[What is needed] Leave the pictures out. Return all other data exactly.

[Provided material]

▬▬▬▬▬▬

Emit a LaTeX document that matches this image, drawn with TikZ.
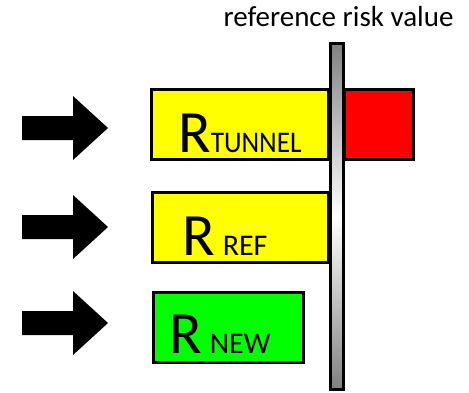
\documentclass[tikz,border=0pt]{standalone}
\usepackage{fontspec}
\setmainfont{Carlito}
\usepackage{graphicx}
\usepackage{xcolor}
\definecolor{FillYellow}{RGB}{255,255,0}
\definecolor{FillRed}{RGB}{255,0,0}
\definecolor{FillGreen}{RGB}{0,255,0}
\definecolor{PoleGray}{RGB}{128,128,128}
\usepackage{tikz}
\usetikzlibrary{positioning, calc}
\tikzset{
  % Risk box
  riskbox/.style={
    rectangle, draw=black, line width=3pt,
    fill=FillYellow, inner sep=0pt,
    minimum height=70pt
  },
  riskbox red/.style={riskbox, fill=FillRed},
  riskbox green/.style={riskbox, fill=FillGreen},
  % Box label (large R with small index)
  risklabel/.style={anchor=base west, inner sep=0pt, font=\fontsize{60}{60}\selectfont},
  % Block arrow
  blockarr/.style={fill=black},
}
\newcommand{\riskidx}[1]{{\fontsize{30}{30}\selectfont #1}}

\begin{document}
\begin{tikzpicture}[x=1pt, y=-1pt]
  \useasboundingbox (0,0) rectangle (469,392);

  % Boxes
  \node[riskbox, minimum width=177pt] (tunnel) at (240,124.5) {};
  \node[riskbox red, minimum width=69pt] (excess) at (379,124.5) {};
  \node[riskbox, minimum width=176pt] (ref) at (240.5,227.5) {};
  \node[riskbox green, minimum width=150pt] (new) at (228.5,327.5) {};

  % Labels
  \node[risklabel] (ltunnel) at (178,152) {R\scalebox{0.91}[1]{\riskidx{TUNNEL}}};
  \node[risklabel] (lref) at (182,255) {R\hspace{8pt}\riskidx{REF}};
  \node[risklabel] (lnew) at (169,353) {R\hspace{8pt}\riskidx{NEW}};

  % Reference pole
  \shade[top color=PoleGray, bottom color=PoleGray, middle color=white]
    (330.5,43.5) rectangle (343.5,389.5);
  \draw[line width=3pt] (330.5,43.5) rectangle (343.5,389.5);
  \node[anchor=base, inner sep=0pt, font=\fontsize{29}{29}\selectfont] (title) at (338.5,26) {reference risk value};

  % Arrows
  \foreach \y in {128,227,323} {
    \fill[blockarr] (22,\y-12) -- (73,\y-12) -- (73,\y-32) -- (108,\y)
      -- (73,\y+32) -- (73,\y+12) -- (22,\y+12) -- cycle;
  }
\end{tikzpicture}
\end{document}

▬▬▬▬▬▬

[Response to the task]
Emit a LaTeX document that matches this image, drawn with TikZ.
\documentclass[tikz,border=0pt]{standalone}
\usepackage{fontspec}
\setmainfont{Carlito}
\usepackage{graphicx}
\usepackage{xcolor}
\definecolor{FillYellow}{RGB}{255,255,0}
\definecolor{FillRed}{RGB}{255,0,0}
\definecolor{FillGreen}{RGB}{0,255,0}
\definecolor{PoleGray}{RGB}{128,128,128}
\usepackage{tikz}
\usetikzlibrary{positioning, calc}
\tikzset{
  % Risk box
  riskbox/.style={
    rectangle, draw=black, line width=3pt,
    fill=FillYellow, inner sep=0pt,
    minimum height=70pt
  },
  riskbox red/.style={riskbox, fill=FillRed},
  riskbox green/.style={riskbox, fill=FillGreen},
  % Box label (large R with small index)
  risklabel/.style={anchor=base west, inner sep=0pt, font=\fontsize{60}{60}\selectfont},
  % Block arrow
  blockarr/.style={fill=black},
}
\newcommand{\riskidx}[1]{{\fontsize{30}{30}\selectfont #1}}

\begin{document}
\begin{tikzpicture}[x=1pt, y=-1pt]
  \useasboundingbox (0,0) rectangle (469,392);

  % Boxes
  \node[riskbox, minimum width=177pt] (tunnel) at (240,124.5) {};
  \node[riskbox red, minimum width=69pt] (excess) at (379,124.5) {};
  \node[riskbox, minimum width=176pt] (ref) at (240.5,227.5) {};
  \node[riskbox green, minimum width=150pt] (new) at (228.5,327.5) {};

  % Labels
  \node[risklabel] (ltunnel) at (178,152) {R\scalebox{0.91}[1]{\riskidx{TUNNEL}}};
  \node[risklabel] (lref) at (182,255) {R\hspace{8pt}\riskidx{REF}};
  \node[risklabel] (lnew) at (169,353) {R\hspace{8pt}\riskidx{NEW}};

  % Reference pole
  \shade[top color=PoleGray, bottom color=PoleGray, middle color=white]
    (330.5,43.5) rectangle (343.5,389.5);
  \draw[line width=3pt] (330.5,43.5) rectangle (343.5,389.5);
  \node[anchor=base, inner sep=0pt, font=\fontsize{29}{29}\selectfont] (title) at (338.5,26) {reference risk value};

  % Arrows
  \foreach \y in {128,227,323} {
    \fill[blockarr] (22,\y-12) -- (73,\y-12) -- (73,\y-32) -- (108,\y)
      -- (73,\y+32) -- (73,\y+12) -- (22,\y+12) -- cycle;
  }
\end{tikzpicture}
\end{document}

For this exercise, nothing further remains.